The implication of these assumptions is that the joint distribution (also known referred to as the distribution of a sample path) is

$$ \begin{align*} &\P[\bX_0 = \bx_0, \bX_1 = \bx_1, \ldots, \bX_T =\bx_T]\\ &\quad = \P[\bX_0 = \bx_0]\prod_{t=1}^T \P[\bX_t =\bx_t\,|\,\bX_{t-1} = \bx_{t-1}, \ldots, \bX_0 = \bx_0]\\ &\quad = \P[\bX_0 = \bx_0] \prod_{t=1}^T \P[\bX_t =\bx_t\,|\,\bX_{t-1} = \bx_{t-1}] \end{align*} $$where we used that, by a previous exercise, $(\bX_0,\ldots,\bX_{t-2}) \indep (\bX_{t},\ldots,\bX_T) \,|\, \bX_{t-1}$ implies $(\bX_0,\ldots,\bX_{t-2}) \indep \bX_{t} \,|\, \bX_{t-1}$. That in turn implies the above simplfication by the Role of Independence.

Now we assume that the common state space $\S$ is finite, say $\{1,\ldots,m\}$ for concreteness. We also assume the process is time-homogeneous, which means that

$$ \P[\bX_t =\bx\,|\,\bX_{t-1} = \bx'] = \P[\bX_1 =\bx\,|\,\bX_{0} = \bx'] =: p_{\bx',\bx}, \quad \forall t=1,\ldots,T. $$We can think of the transition probabilities $P = (p_{\bx',\bx})_{\bx,\bx' \in \S}$ as an $m \times m$ nonnegative matrix. In fact, $P$ is a stochastic matrix, that is, its rows necessarily sum to one. Indeed,

$$ \sum_{\bx \in \S} p_{\bx',\bx} = \sum_{\bx \in \S} \P[\bX_1 =\bx\,|\,\bX_{0} = \bx'] = \P[\bX_1 \in \S \,|\,\bX_{0} = \bx'] = 1 $$by the properties of the conditional probability.

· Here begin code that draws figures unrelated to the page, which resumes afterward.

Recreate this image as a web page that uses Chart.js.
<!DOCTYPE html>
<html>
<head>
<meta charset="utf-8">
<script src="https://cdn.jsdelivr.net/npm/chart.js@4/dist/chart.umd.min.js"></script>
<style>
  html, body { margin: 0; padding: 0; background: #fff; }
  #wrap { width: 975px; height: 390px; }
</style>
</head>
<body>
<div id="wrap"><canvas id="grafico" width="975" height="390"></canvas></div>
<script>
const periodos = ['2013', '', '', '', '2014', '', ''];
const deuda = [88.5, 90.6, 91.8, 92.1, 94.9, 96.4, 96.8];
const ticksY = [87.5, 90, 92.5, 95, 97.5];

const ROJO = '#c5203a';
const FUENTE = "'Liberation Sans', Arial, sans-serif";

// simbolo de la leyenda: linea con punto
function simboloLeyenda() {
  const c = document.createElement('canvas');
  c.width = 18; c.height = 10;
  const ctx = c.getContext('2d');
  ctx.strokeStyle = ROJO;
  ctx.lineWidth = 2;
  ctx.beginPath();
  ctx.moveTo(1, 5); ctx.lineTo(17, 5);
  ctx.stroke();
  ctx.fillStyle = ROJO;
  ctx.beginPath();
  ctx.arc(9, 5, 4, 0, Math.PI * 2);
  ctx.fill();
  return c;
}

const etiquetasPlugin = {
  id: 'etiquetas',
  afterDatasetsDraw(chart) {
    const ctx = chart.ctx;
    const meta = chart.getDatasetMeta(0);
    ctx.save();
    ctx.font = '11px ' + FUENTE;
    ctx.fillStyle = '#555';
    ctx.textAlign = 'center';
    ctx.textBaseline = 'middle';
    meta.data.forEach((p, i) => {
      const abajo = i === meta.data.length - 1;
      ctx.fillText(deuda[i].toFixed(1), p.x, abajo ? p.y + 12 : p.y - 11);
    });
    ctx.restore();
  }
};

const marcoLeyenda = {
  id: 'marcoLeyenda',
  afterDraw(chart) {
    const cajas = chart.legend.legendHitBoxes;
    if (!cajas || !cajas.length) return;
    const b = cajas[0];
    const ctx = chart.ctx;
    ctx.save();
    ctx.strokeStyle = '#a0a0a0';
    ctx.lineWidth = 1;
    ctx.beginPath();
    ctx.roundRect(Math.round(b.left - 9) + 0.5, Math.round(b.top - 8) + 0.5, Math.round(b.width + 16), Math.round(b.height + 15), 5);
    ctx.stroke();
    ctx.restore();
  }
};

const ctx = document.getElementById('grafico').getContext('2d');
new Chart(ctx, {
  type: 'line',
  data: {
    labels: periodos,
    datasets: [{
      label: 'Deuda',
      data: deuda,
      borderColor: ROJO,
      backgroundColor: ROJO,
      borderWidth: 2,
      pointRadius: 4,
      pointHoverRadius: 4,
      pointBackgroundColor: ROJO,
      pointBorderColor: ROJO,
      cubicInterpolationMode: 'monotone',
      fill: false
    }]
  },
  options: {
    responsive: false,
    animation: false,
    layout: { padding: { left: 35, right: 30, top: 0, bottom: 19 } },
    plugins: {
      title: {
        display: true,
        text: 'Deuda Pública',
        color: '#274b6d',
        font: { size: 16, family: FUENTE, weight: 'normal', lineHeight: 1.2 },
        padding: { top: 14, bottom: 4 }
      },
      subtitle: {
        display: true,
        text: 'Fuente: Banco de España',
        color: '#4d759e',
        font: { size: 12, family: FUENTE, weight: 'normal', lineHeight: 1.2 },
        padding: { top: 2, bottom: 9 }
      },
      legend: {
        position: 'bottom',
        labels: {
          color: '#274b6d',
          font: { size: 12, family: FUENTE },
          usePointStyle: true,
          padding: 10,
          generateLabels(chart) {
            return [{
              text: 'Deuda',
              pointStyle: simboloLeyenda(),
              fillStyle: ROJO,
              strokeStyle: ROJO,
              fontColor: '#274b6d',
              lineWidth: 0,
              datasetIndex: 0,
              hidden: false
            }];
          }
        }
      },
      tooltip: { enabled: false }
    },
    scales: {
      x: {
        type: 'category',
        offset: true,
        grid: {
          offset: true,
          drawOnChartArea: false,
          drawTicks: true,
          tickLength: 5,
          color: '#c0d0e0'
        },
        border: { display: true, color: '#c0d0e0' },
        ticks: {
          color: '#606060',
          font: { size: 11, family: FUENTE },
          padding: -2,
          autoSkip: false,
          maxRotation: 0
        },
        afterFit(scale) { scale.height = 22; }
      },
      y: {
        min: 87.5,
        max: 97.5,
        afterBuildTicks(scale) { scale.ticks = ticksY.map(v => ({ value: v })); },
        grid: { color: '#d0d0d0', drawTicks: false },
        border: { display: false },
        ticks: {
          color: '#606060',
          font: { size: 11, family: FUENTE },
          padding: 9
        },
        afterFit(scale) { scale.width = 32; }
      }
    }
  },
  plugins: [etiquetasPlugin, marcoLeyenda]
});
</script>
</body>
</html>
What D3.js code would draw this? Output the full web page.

We also let $\mu_{\bx} = \P[X_0 = \bx]$ and we think of $\bmu = (\mu_{\bx})_{\bx \in \S}$ as a row vector.

With this notation, the joint distribution becomes simply

$$ \P[\bX_0 = \bx_0, \bX_1 = \bx_1, \ldots, \bX_T =\bx_T] = \bmu_{\bx_0} \prod_{t=1}^T p_{\bx_{t-1},\bx_t}. $$This formula has a remarkable consequence. The marginal distribution of $\bx_s$ is a matrix power of $P$. Indeed, for any $1 \leq s \leq T$,

$$ \begin{align*} \P[\bX_s = \bx_s] &= \sum_{\bx_0, \ldots, \bx_{s-1} \in \S} \sum_{\bx_{s+1}, \ldots, \bx_{T} \in \S} \bmu_{\bx_0} \prod_{t=1}^T p_{\bx_{t-1},\bx_t}\\ &= \sum_{\bx_0, \ldots, \bx_{s-1} \in \S} \bmu_{\bx_0} \prod_{t=1}^{s} p_{\bx_{t-1},\bx_t} \sum_{\bx_{s+1}, \ldots, \bx_{T} \in \S} \prod_{t=s+1}^T p_{\bx_{t-1},\bx_t}. \end{align*} $$The most interior sum simplifies to $$ \begin{align*} \sum_{\bx_{s+1}, \ldots, \bx_{T} \in \S} \prod_{t=s+1}^T p_{\bx_{t-1},\bx_t} &= \sum_{\bx_{s+1}, \ldots, \bx_{T} \in \S} \prod_{t=s+1}^{T-1} p_{\bx_{t-1},\bx_t} \sum_{\bx_{T} \in \S} p_{\bx_{T-1},\bx_T}\\ & = \sum_{\bx_{s+1}, \ldots, \bx_{T-1} \in \S} \prod_{t=s+1}^{T-1} p_{\bx_{t-1},\bx_t}\\ & = \cdots\\ & = 1 \end{align*} $$

where we repeatedly used the fact that the rows of $P$ sum to $1$.

The remaining sum can be simplified in a similar fashion

$$ \begin{align*} &\sum_{\bx_0, \ldots, \bx_{s-1} \in \S} \bmu_{\bx_0} \prod_{t=1}^{s} p_{\bx_{t-1},\bx_t}\\ & \quad = \sum_{\bx_0 \in \S} \bmu_{\bx_0} \sum_{\bx_{1} \in \S} p_{\bx_{0},\bx_{1}} \cdots \sum_{\bx_{s-2} \in \S} p_{\bx_{s-3},\bx_{s-2}} \sum_{\bx_{s-1} \in \S} p_{\bx_{s-2},\bx_{s-1}} \,p_{\bx_{s-1},\bx_s}\\ & \quad = \sum_{\bx_0 \in \S} \bmu_{\bx_0} \sum_{\bx_{1} \in \S} p_{\bx_{0},\bx_{1}} \cdots \sum_{\bx_{s-2} \in \S} p_{\bx_{s-3},\bx_{s-2}} \, \left(P^2\right)_{\bx_{s-2}, \bx_s} \\ & \quad = \cdots \\ & \quad = \left(\bmu P^s\right)_{\bx_s}. \end{align*} $$Thus we have established that, for any $1 \leq s \leq T$,

$$ \P[\bX_s = \bx_s] = \left(\bmu P^s\right)_{\bx_s}. $$This type of recursive simplification will play a major role in the next section. $\lhd$

The time homogeneity in the model above is an example of parameter sharing, a standard way to reduce the complexity of a model.